Tuesday, 26 November 2013

Traveling Man




I counted up today....a fair number of states that I've been to....and some I've just somehow missed.

Some.....like Maine....I basically landed via the Air Force, spent several hours in some terminal waiting, and sipped a Pepsi.

Some, like Texas....I spent weeks and weeks at some Air Force school.

I'd like to someday say I've been to all fifty, but I'm having doubts over Hawaii.

As for international travel?  I'm hoping to fill in six more countries over 2014, and maybe some day make my way into Egypt.

Yeah, Russia and it's Trans-Siberian Railway is begging me for some fourteen day trip across the country.  And I have to admit....I would like to make it to Burma one day.....maybe even Australia (although I have that no travel rule about no-snake-countries).

Peru?  If it weren't for food poisoning, the Shining Path guerrillas, and robbery stories....I'd probably like to see these ancient cities, and such.

China?  Well....the issue comes down to food and how to survive for two weeks off a Chinese diet.  Could I eat noodles for two weeks straight?  Could I eat mostly fish and boiled chicken?  Would I be influenced by Hu Wung to convert to Communism or Maoism?

The frank truth is....Bama guys weren't ever supposed to leave the state....except for NCAA football games, or big flea market shows in Texas and Mississippi....and the Grand Ole Oprey Show in Nashville.

We were given some brilliant naive gift from God....mostly to take in sights....gauge them against local corrupt Bama politics, general store operations, crazy relatives, catfish from the local grill, Amish dealings, and wisdom handed out by guys over eighty years old in overalls.

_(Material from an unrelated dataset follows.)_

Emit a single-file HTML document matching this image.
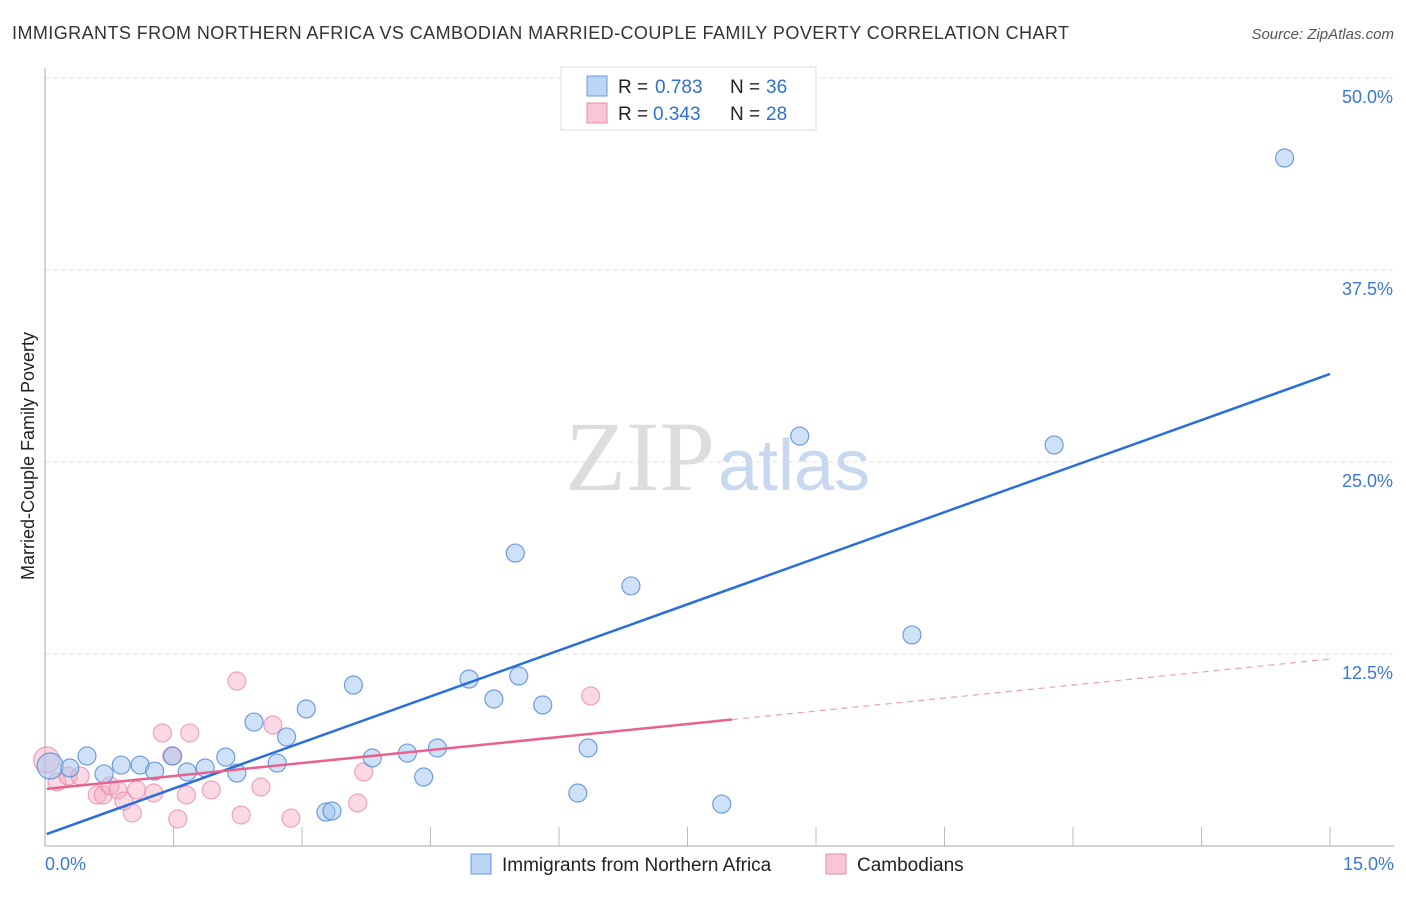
<!DOCTYPE html>
<html><head><meta charset="utf-8"><style>
body{margin:0;background:#fff;font-family:"Liberation Sans",sans-serif;}
</style></head><body>
<svg width="1406" height="892" viewBox="0 0 1406 892" xmlns="http://www.w3.org/2000/svg">
<text x="12" y="39" font-size="18" fill="#333" textLength="1057">IMMIGRANTS FROM NORTHERN AFRICA VS CAMBODIAN MARRIED-COUPLE FAMILY POVERTY CORRELATION CHART</text>
<text x="1394" y="39" font-size="15" fill="#555" font-style="italic" text-anchor="end">Source: ZipAtlas.com</text>
<text x="715" y="490" font-size="100" fill="#ddd" font-family="Liberation Serif,serif" text-anchor="end">ZIP</text>
<text x="718" y="490" font-size="72" fill="#c8d8f0">atlas</text>
<g id="grid"></g>
<g id="axes"></g>
<g id="marks"></g>
<text x="34" y="456" font-size="18" fill="#222" text-anchor="middle" transform="rotate(-90 34 456)">Married-Couple Family Poverty</text>
<text x="45" y="870" font-size="18" fill="#3a78d8">0.0%</text>
<text x="1394" y="870" font-size="18" fill="#3a78d8" text-anchor="end">15.0%</text>
<g>
<rect x="561" y="67" width="255" height="63" fill="#fff" stroke="#ddd"/>
<rect x="587" y="76" width="20" height="20" fill="#bcd4f5" stroke="#6a9ae0"/>
<rect x="587" y="103" width="20" height="20" fill="#f9c6d6" stroke="#ea8aa8"/>
<text x="618" y="93" font-size="19" fill="#222">R = </text><text x="655" y="93" font-size="19" fill="#2f6fd6">0.783</text>
<text x="730" y="93" font-size="19" fill="#222">N = </text><text x="766" y="93" font-size="19" fill="#2f6fd6">36</text>
<text x="618" y="120" font-size="19" fill="#222">R = </text><text x="653" y="120" font-size="19" fill="#2f6fd6">0.343</text>
<text x="730" y="120" font-size="19" fill="#222">N = </text><text x="766" y="120" font-size="19" fill="#2f6fd6">28</text>
</g>
<g>
<rect x="471" y="854" width="20" height="20" fill="#bcd4f5" stroke="#6a9ae0"/>
<text x="502" y="871" font-size="19" fill="#222">Immigrants from Northern Africa</text>
<rect x="826" y="854" width="20" height="20" fill="#f9c6d6" stroke="#ea8aa8"/>
<text x="857" y="871" font-size="19" fill="#222">Cambodians</text>
</g>
</svg>
<script>
const yTicks=[12.5,25,37.5,50];
const yTickLabels=["12.5%","25.0%","37.5%","50.0%"];
const blueX=[0.06,0.29,0.49,0.69,0.89,1.11,1.28,1.49,1.66,1.87,2.11,2.24,2.44,2.71,2.82,3.05,3.28,3.35,3.60,3.82,4.23,4.42,4.58,4.95,5.24,5.49,5.53,5.81,6.22,6.34,6.84,7.90,8.81,10.12,11.78,14.47];
const blueY=[5.21,5.08,5.86,4.69,5.27,5.27,4.88,5.86,4.82,5.08,5.79,4.75,8.07,5.40,7.10,8.92,2.21,2.28,10.48,5.73,6.05,4.49,6.38,10.87,9.57,19.07,11.07,9.18,3.45,6.38,16.93,2.73,26.69,13.74,26.11,44.79];
const pinkX=[0.02,0.14,0.27,0.41,0.61,0.68,0.76,0.85,0.92,1.02,1.07,1.27,1.37,1.48,1.55,1.65,1.69,1.94,2.24,2.29,2.52,2.66,2.87,3.65,3.72,6.37];
const pinkY=[5.60,4.17,4.56,4.56,3.32,3.32,3.91,3.65,2.93,2.15,3.65,3.45,7.36,5.86,1.76,3.32,7.36,3.65,10.74,2.02,3.84,7.88,1.82,2.80,4.82,9.77];
const blueTrend=[0.78,30.73];
const pinkTrend=[3.71,12.17];
const pinkSolidEnd=8.02;
const X0=45,X1=1330,Y0=846;
const sx=v=>X0+v/15*(X1-X0);
const sy=v=>Y0-v/12.5*192;
const NS="http://www.w3.org/2000/svg";
function mk(tag,attrs,parent){const e=document.createElementNS(NS,tag);for(const k in attrs)e.setAttribute(k,attrs[k]);document.getElementById(parent).appendChild(e);return e;}
yTicks.forEach((t,i)=>{
 const g=mk('line',{x1:X0,x2:1394,y1:sy(t),y2:sy(t),stroke:'#ddd','stroke-dasharray':'4,4'},'grid');
 
 
 const l=mk('text',{x:1393,y:sy(t)+25,'font-size':18,fill:'#3a78d8','text-anchor':'end'},'grid');
 l.textContent=yTickLabels[i];
 
 
});
const ya=mk('line',{x1:X0,x2:X0,y1:68,y2:Y0,stroke:'#aaa'},'axes');


const xa=mk('line',{x1:X0,x2:1394,y1:Y0,y2:Y0,stroke:'#aaa'},'axes');


for(let i=1;i<=10;i++){
 const t=mk('line',{x1:sx(i*1.5),x2:sx(i*1.5),y1:Y0,y2:Y0-19,stroke:'#bbb'},'axes');
 
 
}
pinkX.forEach((x,i)=>{
 const c=mk('circle',{cx:sx(x),cy:sy(pinkY[i]),r:i==0?13:9,fill:'rgba(245,170,195,0.45)',stroke:'rgba(235,130,165,0.7)','stroke-width':1.2},'marks');
 
 
});
blueX.forEach((x,i)=>{
 const c=mk('circle',{cx:sx(x),cy:sy(blueY[i]),r:i==0?13:9,fill:'rgba(160,195,240,0.5)',stroke:'rgba(80,135,215,0.8)','stroke-width':1.2},'marks');
 
 
});
const bl=mk('line',{x1:sx(0.02),y1:sy(blueTrend[0]),x2:sx(15),y2:sy(blueTrend[1]),stroke:'#2a6fd8','stroke-width':2.5},'marks');


const pv=v=>pinkTrend[0]+(pinkTrend[1]-pinkTrend[0])*v/15;
const pl=mk('line',{x1:sx(0.02),y1:sy(pv(0.02)),x2:sx(pinkSolidEnd),y2:sy(pv(pinkSolidEnd)),stroke:'#e8628e','stroke-width':2.5},'marks');


const pd=mk('line',{x1:sx(pinkSolidEnd),y1:sy(pv(pinkSolidEnd)),x2:sx(15),y2:sy(pinkTrend[1]),stroke:'#e8a0b8','stroke-width':1.2,'stroke-dasharray':'6,5'},'marks');


</script>
</body></html>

A Bama guy can't appreciate ancient ruins in Honduras like most folks.

A Bama guy can't marvel at fancy castles and fortresses in Germany like most folks.

A Bama guy can't eat a fancy French meal and feel humbled like most folks.

A Bama guy can't stand on a Chinese plateau gazing at a brick wall of sorts, and say something noble.

A Bama guy can't stand in the presence of a Swedish King and note royal gossip that they heard or noted since the fancy party began.

A Bama guy can't sip Russian vodka....tasting the essence of Russian history.....mostly because we've had better home-distilled stuff from Scottsboro.

A Bama guy lacks the manners to sit at a Swiss hotel dinner, and note the seven folks, spoons and knives around the plate.....commenting more to the fact that somehow we got by with just one of each at home.

Yeah, it would have been better to stick to Bama.  But then, that would have invited one to wonder about the big bold world around themselves.